Users of data from Wharton Research Data Services (WRDS) may find the newly updated version of my Python package wrds2pg useful. This package started life as converted-Perl code for getting WRDS SAS data into my PostgreSQL database (this was before the WRDS PostreSQL database existed).
Recently, with the help of Evan Jo of Queen’s University, I have expanded the capability of the package to support parquet files and compressed CSV files. The parquet format is a “an open standards-based format widely used by big data systems” and is emerging as a kind of “modern CSV” (see here for some discussion of the benefits of the format).
The original idea of the wrds2pg package was to make it easy to maintain a local PostgreSQL database, which is often more convenient than using the WRDS database. The addition of support for parquet file makes it possible to get many of the benefits of a local PostgreSQL database with less set-up. Additionally, parquet files are very fast.
What are some benefits of having a package like? wrds2pg? Here I discuss two:
Increased reproducibility. Looking through the code-and-data repository provided by the Journal of Accounting Research, one often sees code referring to data sets such as CRSPmonthly79to18.sas7bdat or Compustat.dta. While one can often guess how such data sets were created by the authors, the need to guess increases the cost of replication relative to code that starts with crsp.msf or comp.funda, canonical versions of which are supplied by WRDS. The functions supplied by wrds2pg produce data sets crsp.msf or comp.funda that are functionally equivalent to the versions supplied by WRDS.

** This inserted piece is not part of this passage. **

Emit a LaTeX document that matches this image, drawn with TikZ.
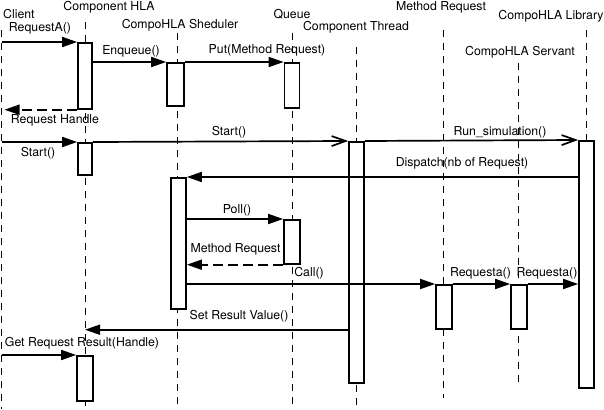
\documentclass[tikz,border=0pt]{standalone}
\usepackage{fontspec}
\setmainfont{TeX Gyre Heros}
\usetikzlibrary{arrows.meta}

\begin{document}
\begin{tikzpicture}[x=1pt, y=-1pt,
  every node/.style={font=\fontsize{12.3}{14}\selectfont, inner sep=0pt},
  lifeline/.style={line width=0.9pt, dash pattern=on 7pt off 6pt},
  act/.style={draw, fill=white, line width=1.7pt, minimum width=15pt, anchor=north, inner sep=0pt},
  call/.style={line width=1.7pt, -{Triangle[length=15pt, width=10pt]}},
  ret/.style={call, dash pattern=on 10pt off 5pt},
  async/.style={line width=1.7pt, -{Straight Barb[length=14pt, width=10pt, line width=1.7pt]}}]
  \useasboundingbox (0,0) rectangle (604,409);

  % Headers
  \node[anchor=west] (hClient) at (3,14) {Client};
  \node (hHLA) at (109,7) {Component HLA};
  \node (hShed) at (180,25) {CompoHLA Sheduler};
  \node (hQueue) at (292,14) {Queue};
  \node (hThread) at (356,27) {Component Thread};
  \node (hMReq) at (441,7) {Method Request};
  \node (hLib) at (551,16) {CompoHLA Library};
  \node (hServ) at (520,52) {CompoHLA Servant};

  % Lifelines
  \foreach \n/\x/\t/\b in {cl/1.5/30/409, hla/85/22/409, shed/177/33/409, queue/292/33/409,
      thread/356.5/47/409, mreq/443.5/30/398, serv/518.5/63/385, lib/586.5/30/140} {
    \coordinate (\n T) at (\x,\t);
    \coordinate (\n B) at (\x,\b);
    \draw[lifeline] (\n T) -- (\n B);
  }

  % Activation boxes
  \node[act, minimum height=66pt, minimum width=14pt] (hla1) at (85,42) {};
  \node[act, minimum height=43pt, minimum width=17pt] (shed1) at (175.5,62) {};
  \node[act, minimum height=45pt] (queue1) at (292,62) {};
  \node[act, minimum height=32pt, minimum width=14pt] (hla2) at (85,142) {};
  \node[act, minimum height=241pt] (thread) at (356.5,141) {};
  \node[act, minimum height=247pt] (lib) at (586.5,140) {};
  \node[act, minimum height=131pt] (shed2) at (178.5,177) {};
  \node[act, minimum height=44pt, minimum width=16pt] (queue2) at (292,219) {};
  \node[act, minimum height=44pt, minimum width=16pt] (mreq) at (444,284) {};
  \node[act, minimum height=44pt, minimum width=16pt] (serv) at (519,284) {};
  \node[act, minimum height=45pt, minimum width=16pt] (hla3) at (85,355) {};

  % RequestA() and enqueueing
  \draw[call] (clT |- hla1.north) -- (hla1.north west);
  \node (lReqA) at (40,28) {RequestA()};
  \draw[call] (hla1.east |- shed1.north) -- (shed1.north west);
  \node (lEnq) at (131,51) {Enqueue()};
  \draw[call] (shed1.north east) -- (queue1.north west);
  \node (lPut) at (267,50) {Put(Method Request)};
  \draw[ret, shorten >=3pt] (hla1.south west) -- (clT |- hla1.south);
  \node (lHandle) at (55,120) {Request Handle};

  % Start()
  \draw[call] (clT |- hla2.north) -- (hla2.north west);
  \node (lStart1) at (38,153) {Start()};
  \draw[async] (hla2.north east) -- (thread.north west);
  \node (lStart2) at (229,132) {Start()};
  \draw[async] (thread.north east) -- (lib.north west);
  \node (lRun) at (500,132) {Run\_simulation()};

  % Dispatch and poll
  \draw[call] (lib.west |- shed2.north) -- (shed2.north east);
  \node (lDisp) at (462,163) {Dispatch(nb of Request)};
  \draw[call] (shed2.east |- queue2.north) -- (queue2.north west);
  \node (lPoll) at (237,210) {Poll()};
  \draw[ret] (queue2.south west) -- (shed2.east |- queue2.south);
  \node (lMR) at (235.5,249) {Method Request};

  % Call()
  \draw[call] (shed2.east |- mreq.north) -- (mreq.north west);
  \node (lCall) at (309,273) {Call()};
  \draw[call] (mreq.north east) -- (serv.north west);
  \node (lReqa1) at (480.5,273) {Requesta()};
  \draw[call] (serv.north east) -- (lib.west |- serv.north);
  \node (lReqa2) at (547,273) {Requesta()};

  % Result
  \draw[call] (thread.west |- mreq.south) -- (hlaT |- mreq.south);
  \node (lSet) at (239,316) {Set Result Value()};
  \draw[call] (clT |- hla3.north) -- (hla3.north west);
  \node (lGet) at (82,343) {Get Request Result(Handle)};

\end{tikzpicture}
\end{document}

This approach dramatically increases reproducibility of code. For example, a core promise of my (work-in-progress) book with Tony Ding, Empirical Research in Accounting: Tools and Methods, is that all tables and plots in the book can be reproduced by a reader with a WRDS account and a computer. This is true whether one uses the WRDS PostgreSQL database, or one’s own database populated using wrds2pg. And with very minor modifications to the code, the same is true using a parquet repository created using wrds2pg.
Blazing performance. A local PostgreSQL database will be very fast, but the data analysis using parquet files can reach another level. For example, the data steps shown here take nearly a minute on the WRDS servers (using SAS and the 16.5 GB version of crsp.dsf). But on my three-year-old Mac mini using a 2.1 GB parquet version of crsp.dsf, they take under three seconds. (The parquet file contains the same data, but is smaller due to compression.)
Guidance on setting up a PostgreSQL database of your own is provided here. We explain how to set up a parquet data repository here. Quarto templates to run code and do the exercises in our book using the WRDS PostgreSQL database (or your own) can be found here. Some templates using parquet data are also included there. (Parquet templates for all chapters should be available early in 2024.) As the wrds2pg package is hosted on PyPI (thanks to Jingyu Zhang), one can install it using standard Python tools (pip3 install wrds2pg).
Many code examples can be found in our book. We have a contract with CRC Press to publish the book in print form and it should be available mid-2024. The book will remain online even after publication. Accompanying the book are an R package farr, the templates referred to above, and (for instructors) solution manuals to the exercises in the book. Comments and suggestions are welcomed.